Nous voici arrivés à la troisième étape, ce qui est déjà une belle performance ! La quatrième viendra la confirmer… D’étape en étape, le contenu des échanges relève davantage d’une parole personnelle, partagée dans un climat paisible, celui qui convient au Débat, avec un « D » majuscule. Cette qualité est propre au débat contradictoire indispensable à l’exercice de la Démocratie, entendue elle aussi avec un grand « D ». La nécessité au départ d’apporter du contenu, avec la vidéo de la table ronde tenue à Paris le 21 juin dernier, et avec les articles de la revue Projet, ne s’impose plus. Preuve en est la prise de parole que Christian – l’un des participants depuis le 1er forum-débat – avait sollicitée et qu’il a formalisée par un texte de deux pages. Le 3e forum-débat a commencé avec son intervention, suivie de l’échange entre la quarantaine de personnes présentes. De cet échange, un résumé ne peut pas rendre compte avec intérêt. Par contre, et pour servir de support au 4e forum-débat, il convient d’extraire les thématiques principales de l’échange sur lesquelles notre réflexion commune progresse. Repartons donc de trois insertions entendues :

  • « Ce sur quoi nous coinçons actuellement est notre pauvreté à tous, notre incapacité à faire en sorte que les jeunes aiment cette société ; qu’ils s’y trouvent bien et qu’ils puissent s’y intégrer. C’est le problème fondamental à mon sens. Et pour y répondre, il y a sans doute à ne pas se laisser enfermer dans l’alternative politique habituelle. »
  • « En maternelle il est dit aux enfants que les crayons se partagent, et le travail se fait en groupe. Au CP, chacun vient avec « sa » trousse (certains ont plus que d’autres !), et il intègre ce discours : Maintenant tu es grand, tu es tout seul à ta table, et chacun pour sa peau ! N’est-il pas possible de faire autrement ? Oui bien sûr, et il y a des solutions à rechercher ensemble. »
  • « On dit qu’il y a un problème et on stigmatise. Comme si la société était figée, comme si nous étions face à une photographie, comme s’il n’y avait pas d’histoire et pas d’avenir. Or notre pays a été capable d’intégrer pendant des décennies. Mais aujourd’hui la société française n’est plus en mouvement, elle est en panne. Pourquoi ? Et comment pouvons-nous la remettre en mouvement ? »
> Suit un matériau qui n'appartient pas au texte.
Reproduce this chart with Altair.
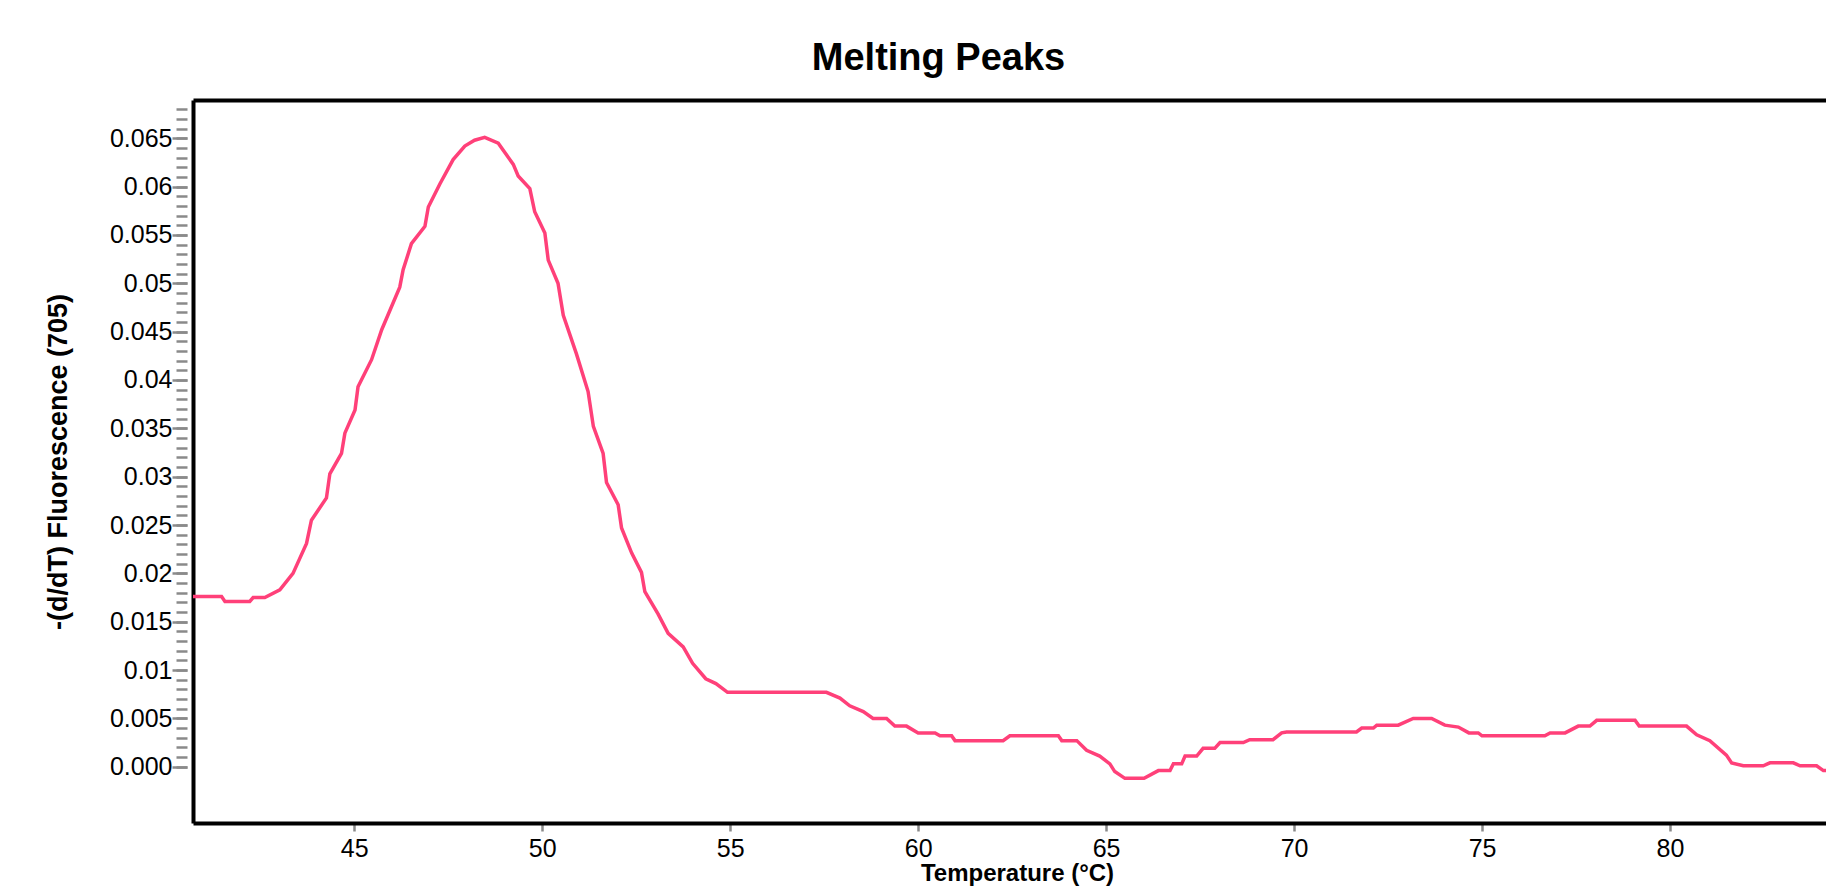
import altair as alt
import pandas as pd

# ---- data ----
TEMPS = [40.60, 41.47, 41.56, 42.22, 42.31, 42.62, 43.02, 43.37, 43.73, 43.86,
         44.26, 44.35, 44.66, 44.75, 45.02, 45.10, 45.46, 45.73, 46.21, 46.30,
         46.52, 46.88, 46.97, 47.28, 47.63, 47.94, 48.20, 48.47, 48.83, 49.23,
         49.36, 49.67, 49.80, 50.07, 50.16, 50.42, 50.56, 50.91, 51.22, 51.36,
         51.62, 51.71, 52.02, 52.11, 52.38, 52.64, 52.73, 53.08, 53.35, 53.75,
         54.00, 54.35, 54.62, 54.93, 57.56, 57.92, 58.18, 58.54, 58.80, 59.16,
         59.38, 59.69, 60.00, 60.45, 60.58, 60.89, 60.98, 62.26, 62.44, 63.73,
         63.82, 64.22, 64.48, 64.83, 65.10, 65.23, 65.50, 66.01, 66.39, 66.70,
         66.79, 67.01, 67.10, 67.41, 67.58, 67.89, 68.03, 68.65, 68.82, 69.44,
         69.67, 69.80, 71.66, 71.80, 72.11, 72.20, 72.77, 73.17, 73.66, 74.01,
         74.37, 74.65, 74.90, 75.00, 76.67, 76.81, 77.21, 77.56, 77.87, 78.05,
         79.07, 79.18, 80.44, 80.71, 81.06, 81.50, 81.64, 81.95, 82.48, 82.66,
         83.28, 83.46, 83.90, 84.08, 84.40]
VALUES = [0.0176, 0.0176, 0.0171, 0.0171, 0.0175, 0.0175, 0.0183, 0.0200, 0.0231, 0.0255,
          0.0278, 0.0303, 0.0324, 0.0345, 0.0369, 0.0393, 0.0421, 0.0452, 0.0496, 0.0514,
          0.0541, 0.0559, 0.0579, 0.0603, 0.0628, 0.0642, 0.0648, 0.0651, 0.0645, 0.0623,
          0.0611, 0.0598, 0.0574, 0.0552, 0.0524, 0.0500, 0.0467, 0.0427, 0.0388, 0.0352,
          0.0324, 0.0294, 0.0271, 0.0247, 0.0221, 0.0201, 0.0181, 0.0158, 0.0138, 0.0124,
          0.0107, 0.0091, 0.0086, 0.0077, 0.0077, 0.0071, 0.0063, 0.0057, 0.0050, 0.0050,
          0.0042, 0.0042, 0.0035, 0.0035, 0.0032, 0.0032, 0.0027, 0.0027, 0.0032, 0.0032,
          0.0027, 0.0027, 0.0017, 0.0011, 0.0003, -0.0005, -0.0012, -0.0012, -0.0004, -0.0004,
          0.0003, 0.0003, 0.0011, 0.0011, 0.0019, 0.0019, 0.0025, 0.0025, 0.0028, 0.0028,
          0.0035, 0.0036, 0.0036, 0.0040, 0.0040, 0.0043, 0.0043, 0.0050, 0.0050, 0.0043,
          0.0041, 0.0035, 0.0035, 0.0032, 0.0032, 0.0035, 0.0035, 0.0042, 0.0042, 0.0048,
          0.0048, 0.0042, 0.0042, 0.0033, 0.0027, 0.0012, 0.0004, 0.0001, 0.0001, 0.0004,
          0.0004, 0.0001, 0.0001, -0.0004, -0.0004]

X_TICKS = [45, 50, 55, 60, 65, 70, 75, 80]
Y_TICKS = [0.0, 0.005, 0.01, 0.015, 0.02, 0.025, 0.03, 0.035, 0.04, 0.045,
           0.05, 0.055, 0.06, 0.065]
Y_MINOR = [i / 1000 for i in range(0, 69)]

TITLE = "Melting Peaks"
X_TITLE = "Temperature (°C)"
Y_TITLE = "-(d/dT) Fluorescence (705)"

FONT = "Liberation Sans"
LINE_COLOR = "#ff4079"
TICK_COLOR = "#8a8a8a"

df = pd.DataFrame({"temp": TEMPS, "value": VALUES})

x_scale = alt.Scale(domain=[40.71, 84.15], nice=False, zero=False)
y_scale = alt.Scale(domain=[-0.00582, 0.06896], nice=False, zero=False)

base = alt.Chart(df)

# Layer A: the visible curve, bottom axis, left frame line and y title
layer_a = base.mark_line(color=LINE_COLOR, strokeWidth=3.5, clip=True).encode(
    x=alt.X("temp:Q", scale=x_scale, axis=alt.Axis(
        orient="bottom", values=X_TICKS, grid=False,
        domain=True, domainColor="black", domainWidth=4,
        ticks=True, tickColor=TICK_COLOR, tickWidth=2.5, tickSize=8,
        labelFont=FONT, labelFontSize=25, labelColor="#000", labelPadding=5,
        labelFlush=False,
        title=X_TITLE, titleFont=FONT, titleFontSize=24, titleFontWeight="bold",
        titleColor="#000", titleX=824, titleY=57, titleAlign="center",
        titleBaseline="alphabetic")),
    y=alt.Y("value:Q", scale=y_scale, axis=alt.Axis(
        orient="left", grid=False, domain=True, domainColor="black", domainWidth=4,
        ticks=False, labels=False,
        title=Y_TITLE, titleFont=FONT, titleFontSize=27, titleFontWeight="bold",
        titleColor="#000", titleAngle=270, titleX=-135, titleY=361.5,
        titleAlign="center", titleBaseline="middle")),
)

# Layer B: top frame line, major y ticks with labels
layer_b = base.mark_line(opacity=0).encode(
    x=alt.X("temp:Q", scale=x_scale, axis=alt.Axis(
        orient="top", grid=False, domain=True, domainColor="black", domainWidth=4,
        ticks=False, labels=False, title=None)),
    y=alt.Y("value:Q", scale=y_scale, axis=alt.Axis(
        orient="left", offset=6, values=Y_TICKS, grid=False, domain=False,
        ticks=True, tickColor=TICK_COLOR, tickWidth=2.5, tickSize=15,
        labelFont=FONT, labelFontSize=25, labelColor="#000", labelPadding=0,
        labelExpr="datum.value == 0 ? '0.000' : format(datum.value, '.3~f')",
        title=None)),
)

# Layer C: minor y ticks
layer_c = base.mark_line(opacity=0).encode(
    x=alt.X("temp:Q", scale=x_scale, axis=None),
    y=alt.Y("value:Q", scale=y_scale, axis=alt.Axis(
        orient="left", offset=6, values=Y_MINOR, grid=False, domain=False,
        ticks=True, tickColor=TICK_COLOR, tickWidth=2.5, tickSize=11,
        labels=False, title=None)),
)

chart = alt.layer(layer_c, layer_b, layer_a).resolve_axis(
    x="independent", y="independent"
).properties(
    width=1633,
    height=723,
    padding={"left": 185, "top": 92, "right": 0, "bottom": 63},
    autosize=alt.AutoSizeParams(type="none"),
    title=alt.TitleParams(
        text=TITLE, font=FONT, fontSize=38, fontWeight="bold", color="#000",
        anchor="middle", frame="group", dx=-71, dy=35, offset=27,
        baseline="alphabetic"),
).configure_view(stroke=None)

chart.save("out.html", embed_options={"renderer": "svg", "actions": False})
Ces trois insertions redonnent du champ à un débat trop centré sur le thème de l’immigration accusée d’être à l’origine de tous les maux de la société française, et lui faisant encourir le risque majeure d’une « partition du pays ». Dans ce registre le discours sécuritaire prend le devant et refoule l’approche plus personnalisante. Celle qui rend compte du mal être d’un grand nombre de concitoyens, sans distinction d’origine. Un mal être intériorisé comme « une humiliation », avec le sentiment de ne plus compter pour rien et pour personne, d’être superflue, « un déchet » comme le pape François le dénonce. Ce mal la n’a pas de couleur ni d’appartenance ethnoculturelle. Mais il mine les soubassements du contrat social sur lequel la société française repose.

A partir de ce constat, si l’émotion prend le pas sur les convictions, le débat se stérilise. Les convictions, comme les valeurs, sont immuables, jamais simplement conjoncturelles. Par exemple, le respect de la dignité inaliénable de toute personne ne souffre aucune exception. Aussi dire que « l’immigration en France aujourd’hui est difficile » impose de dépasser les ressentis et les peurs projetées sur l’avenir, par exemple d’être demain minoritaire dans son propre pays. C’est également un leurre que d’affirmer que le recourt à « la préférence nationale » endiguera les difficultés, dont celles des incivilités et de la délinquance. Et il n’est pas tolérable d’user de caricatures qui stigmatisent des populations entières, comme à d’autres époques.

Regardons pourquoi La Réunion s’en sort mieux. Et comment elle peut faire entendre une autre voix - et indiquer une autre voie ! - dans le débat national et européen des élections présidentielles de 2017. Sans masquer ses propres difficultés à inventer un nouveau modèle d’intégration, un défi à relever et qui est né de la départementalisation de Mayotte en 2011. Et n’oublions pas l’apport de l’engagement associatif à ce grand débat national.